I have a bit of a soft spot for the Royal Enfield 650 twins. This is evident whenever anyone asks me what classically styled motorcycle they should look at buying.
Most of the time, I just tell them to go ride an Enfield 650 and see what they think. Hell, one time I convinced a mate to buy one in the time it took us to quaff our lattes. We went straight to the local dealership, he took one for a ride and bought one on the spot. Royal Enfield, if you’re reading this, you’re welcome.
The Enfield twins present stunning value for money. A 650cc parallel twin with a slip assist clutch, good tyres, great style and all for close to $10,000AUD. It’s no wonder they practically fly out dealership doors.
Andy Duff from Perth, Western Australia, feels the same way I do about the RE650s. When I asked Duff why he chose the Royal Enfield Continental GT650, this was his reply…
“I bought it after my previous bike got stolen. I tested out a bunch of different bikes including the Triumph Street Cup, Thruxton R, Moto Guzzi V7, BMW R nine T Racer, etc. The Enfield had the best ride, sound and feel that put a smile on my face, and it was at a very good price point. The low price also enabled me to do the modifications. Had I bought a Thruxton R, for example, I doubt I’d have made so many changes.”
Duff rode the stock bike around for a while and then decided to make the changes you see here. To give the Enfield a little more pep, he paid a visit to Justin at Pro Twin in Wangara, just north of the Perth CBD.
Justin fitted a Power Commander and sent Duff back down the freeway to Billy and the team at Rogue Motorcycles in West Perth. Yes, Duff did get there faster thanks to the wake-up call the engine received from the Power Commander.
The front guard is the stock item from the factory, and the fork gaiters and engine protection plate are from Royal Enfield’s factory accessory line. With the much wider, taller front tyre, the guard was raised to get the necessary clearance.
The focus point of the build is the front fairing from the Indian company Autologue Design. Autologue Design specialises in bolt-on body kits, and their Reck range of Royal Enfield fairings are good looking and affordable. The Reck fairing kit comes unpainted with all the mounting bracketry you’ll need.
With the fairing mocked up in the Rogue workshop and the wheels back on, Billy fabricated a big-bore exhaust, complete with slash-cut mufflers. While this Enfield flies under the radar in the looks department, heads still turn because this thing is loud.

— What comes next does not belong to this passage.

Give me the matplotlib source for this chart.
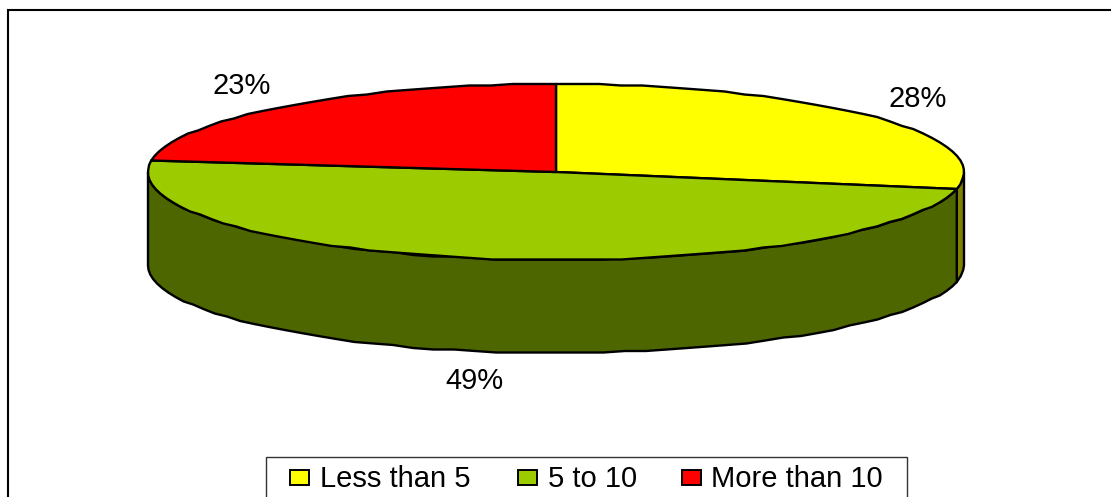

While the aural requirements of the Australian Design Rules may have been neglected, the visual requirements were not. The fairing houses a Koso LED headlight that Billy massaged into place, and the clip-on handlebars are adorned with Motogadget mo.blaze disc LED indicators.
Speaking of Motogadget, mo.view Spy mirrors accompany the indicators and Motogadget mo.switch mini’s take care of the controls. Everything runs smoothly through an m-Unit that Billy installed under the seat. Duff installed a set of adjustable levers from Hitchcock Motorcycles in the UK to round out the cockpit area.
The seat cowl was beaten from a sheet of aluminium by the hand of Clive Ross at The Hammer Works in Rockingham. Billy shortened the subframe to match the new cowling and it lines up perfectly.
The seat itself is from the Enfield factory catalogue. Lighting duties out back are sorted with a pair of Kellermann Atto DF indicators, which also pull triple duty as the brake and tail lights. Hard to believe such a microscopic lens can produce such a huge amount of light, but they do.
Billy fitted all of the rear lighting to a tail tidy that he welded onto the new subframe loop, and it cleans up the rear of the bike nicely. For a sportier riding position, a set of TEC rearseat footpegs were adapted by Rogue to fit the frame.
With the modifications complete, all the bodywork was sent off to Simon at Motorcycle Panel and Paint in Malaga, in Perth’s north. Duff took inspiration from a friend’s road bike (the non-powered type, that is) and Simon took it from there.
In the shade and at night the bike appears matte black. Add a bit of sunlight and the genius of the paint job shines through. Pearlescent accents shift and change from green to teal, to blue as you move around the bike.
When I asked Duff what his favourite part of the build was, he replied: “My favourite part has to be the paint job. It came out perfect. It catches your eye and draws you in.”
Duff and Rogue have highlighted just how easy it is to transform your Royal Enfield into the ideal cafe racer. They’ve brought the genre back to its roots by making the bike simpler and faster on a budget. It’s bikes like this that further cement my opinion that the Royal Enfield 650s are some of the best classically-styled motorcycles available today.